After six throws I end up with what looks like a bit of Morse code, but which is called a hexagram and also produces a new number. But it takes too long, so I go to ichingonline.net, which produces the lines automatically. The answer to my lunch conundrum? "59: Huan / Dispersion [Dissolution]". The website offers an explanation but I consult the book again, rather than waste the £16.99 it cost me. The advice runs to four pages, all apparently based on the lines that my newly divine pennies told me to draw. But only the first bit offers me anything my mind can relate even tangentially to food.

"Wind blowing over water disperses it, dissolving it into foam and mist," it reads. "This suggests that when a man's vital energy is dammed up within him… gentleness serves to break up and dissolve the blockage."

It's clear that I need a gentle lunch to create a release, to break the dam so that my vital energy can be applied to writing about I Ching. This isn't a job for the canteen, which has really gone downhill lately. So, hoping that the blockage is purely metaphysical, I get a reliable roast chicken salad at M&S Food (£4.50 at the deli bit) and feel all the all better for it.

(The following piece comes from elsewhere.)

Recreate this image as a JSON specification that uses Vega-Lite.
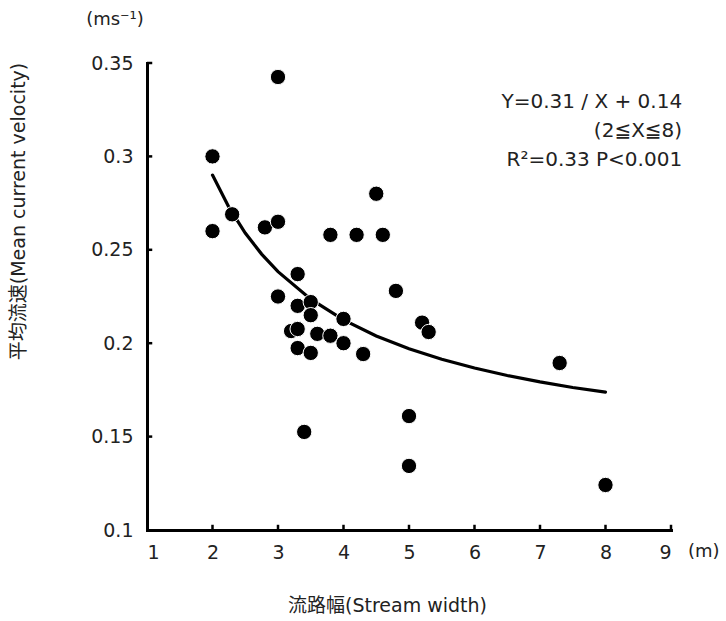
{
  "$schema": "https://vega.github.io/schema/vega-lite/v6.json",
  "width": 524,
  "height": 467,
  "autosize": {"type": "none"},
  "padding": {"left": 147, "top": 63, "right": 55, "bottom": 91},
  "background": "white",
  "config": {
    "view": {"stroke": null},
    "font": "DejaVu Sans, Noto Sans CJK JP",
    "axis": {"grid": false, "ticks": false, "domainColor": "black", "domainWidth": 3, "domainCap": "square", "labelColor": "#222", "titleColor": "#222", "labelFont": "DejaVu Sans, Noto Sans CJK JP", "titleFont": "DejaVu Sans, Noto Sans CJK JP", "labelFontSize": 19, "titleFontSize": 19, "titleFontWeight": "normal"}
  },
  "datasets": {
    "pts": [
      {"w": 3.0, "v": 0.3425},
      {"w": 2.0, "v": 0.300},
      {"w": 2.0, "v": 0.260},
      {"w": 2.3, "v": 0.269},
      {"w": 2.8, "v": 0.262},
      {"w": 3.0, "v": 0.265},
      {"w": 3.8, "v": 0.258},
      {"w": 4.2, "v": 0.258},
      {"w": 4.6, "v": 0.258},
      {"w": 4.5, "v": 0.280},
      {"w": 3.3, "v": 0.237},
      {"w": 3.0, "v": 0.225},
      {"w": 4.8, "v": 0.228},
      {"w": 3.3, "v": 0.220},
      {"w": 3.5, "v": 0.222},
      {"w": 3.5, "v": 0.215},
      {"w": 4.0, "v": 0.213},
      {"w": 5.2, "v": 0.211},
      {"w": 5.3, "v": 0.206},
      {"w": 3.2, "v": 0.2065},
      {"w": 3.3, "v": 0.2076},
      {"w": 3.6, "v": 0.205},
      {"w": 3.8, "v": 0.204},
      {"w": 4.0, "v": 0.200},
      {"w": 3.3, "v": 0.1974},
      {"w": 3.5, "v": 0.1948},
      {"w": 4.3, "v": 0.1942},
      {"w": 3.4, "v": 0.1525},
      {"w": 5.0, "v": 0.161},
      {"w": 5.0, "v": 0.1343},
      {"w": 7.3, "v": 0.1894},
      {"w": 8.0, "v": 0.1241}
    ],
    "fit": [
      {"w": 2.0, "v": 0.2900},
      {"w": 2.25, "v": 0.2728},
      {"w": 2.5, "v": 0.2590},
      {"w": 2.75, "v": 0.2477},
      {"w": 3.0, "v": 0.2383},
      {"w": 3.5, "v": 0.2236},
      {"w": 4.0, "v": 0.2125},
      {"w": 4.5, "v": 0.2039},
      {"w": 5.0, "v": 0.1970},
      {"w": 5.5, "v": 0.1914},
      {"w": 6.0, "v": 0.1867},
      {"w": 6.5, "v": 0.1827},
      {"w": 7.0, "v": 0.1793},
      {"w": 7.5, "v": 0.1763},
      {"w": 8.0, "v": 0.1738}
    ],
    "xticks": [{"w": 2}, {"w": 3}, {"w": 4}, {"w": 5}, {"w": 6}, {"w": 7}, {"w": 8}, {"w": 9}],
    "yticks": [{"v": 0.15}, {"v": 0.2}, {"v": 0.25}, {"v": 0.3}, {"v": 0.35}],
    "eq": [
      {"w": 9.17, "v": 0.3291, "t": "Y=0.31 / X + 0.14"},
      {"w": 9.17, "v": 0.3136, "t": "(2≦X≦8)"},
      {"w": 9.17, "v": 0.2981, "t": "R²=0.33 P<0.001"}
    ],
    "units": [
      {"w": 0.511, "v": 0.373, "t": "(ms⁻¹)"},
      {"w": 9.50, "v": 0.0882, "t": "(m)"}
    ]
  },
  "layer": [
    {
      "data": {"name": "fit"},
      "mark": {"type": "line", "color": "black", "strokeWidth": 3.2, "strokeCap": "round"},
      "encoding": {
        "x": {"field": "w", "type": "quantitative", "scale": {"domain": [1, 9], "nice": false, "zero": false},
          "axis": {"values": [1,2,3,4,5,6,7,8,9], "labelExpr": "format(datum.value, '~g')", "labelPadding": 13,
            "title": "流路幅(Stream width)", "titleX": 240, "titleY": 75, "titleBaseline": "middle", "titleAnchor": "middle", "titleAlign": "center"}},
        "y": {"field": "v", "type": "quantitative", "scale": {"domain": [0.1, 0.35], "nice": false, "zero": false},
          "axis": {"values": [0.1,0.15,0.2,0.25,0.3,0.35], "labelExpr": "format(datum.value, '~g')", "labelPadding": 14,
            "title": "平均流速(Mean current velocity)", "titleX": -129, "titleY": 148, "titleAngle": -90, "titleBaseline": "middle", "titleAlign": "center"}}
      }
    },
    {
      "data": {"name": "xticks"},
      "mark": {"type": "rule", "color": "black", "strokeWidth": 2.5},
      "encoding": {
        "x": {"field": "w", "type": "quantitative"},
        "y": {"datum": 0.1},
        "y2": {"datum": 0.1028}
      }
    },
    {
      "data": {"name": "yticks"},
      "mark": {"type": "rule", "color": "black", "strokeWidth": 2.5},
      "encoding": {
        "y": {"field": "v", "type": "quantitative"},
        "x": {"datum": 1},
        "x2": {"datum": 1.08}
      }
    },
    {
      "data": {"name": "pts"},
      "mark": {"type": "circle", "color": "black", "opacity": 1, "size": 235, "stroke": "white", "strokeWidth": 1},
      "encoding": {
        "x": {"field": "w", "type": "quantitative"},
        "y": {"field": "v", "type": "quantitative"}
      }
    },
    {
      "data": {"name": "eq"},
      "mark": {"type": "text", "color": "#222", "clip": false, "baseline": "middle", "align": "right", "fontSize": 20},
      "encoding": {
        "x": {"field": "w", "type": "quantitative"},
        "y": {"field": "v", "type": "quantitative"},
        "text": {"field": "t"}
      }
    },
    {
      "data": {"name": "units"},
      "mark": {"type": "text", "color": "#222", "clip": false, "baseline": "middle", "align": "center", "fontSize": 18},
      "encoding": {
        "x": {"field": "w", "type": "quantitative"},
        "y": {"field": "v", "type": "quantitative"},
        "text": {"field": "t"}
      }
    }
  ]
}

I start to feel bad about my scepticism as I read on, and well-meaning ancient Chinese sages offer me more self-help. There's a bit that says a man (it's always men) must set about dissolving the "obstructions" of misanthropy and "saturnine ill humour" when he "discovers within himself the beginnings of alienation from others". It feels like a warning to disbelievers, and I fear I have alienated Mark Rylance, who I really like. I keep reading before concluding, with respect to those who actually make decisions based on this stuff, that I Ching makes Elizabeth Barton look like a Tudor Richard Dawkins. Thomas Cromwell wouldn't like it either.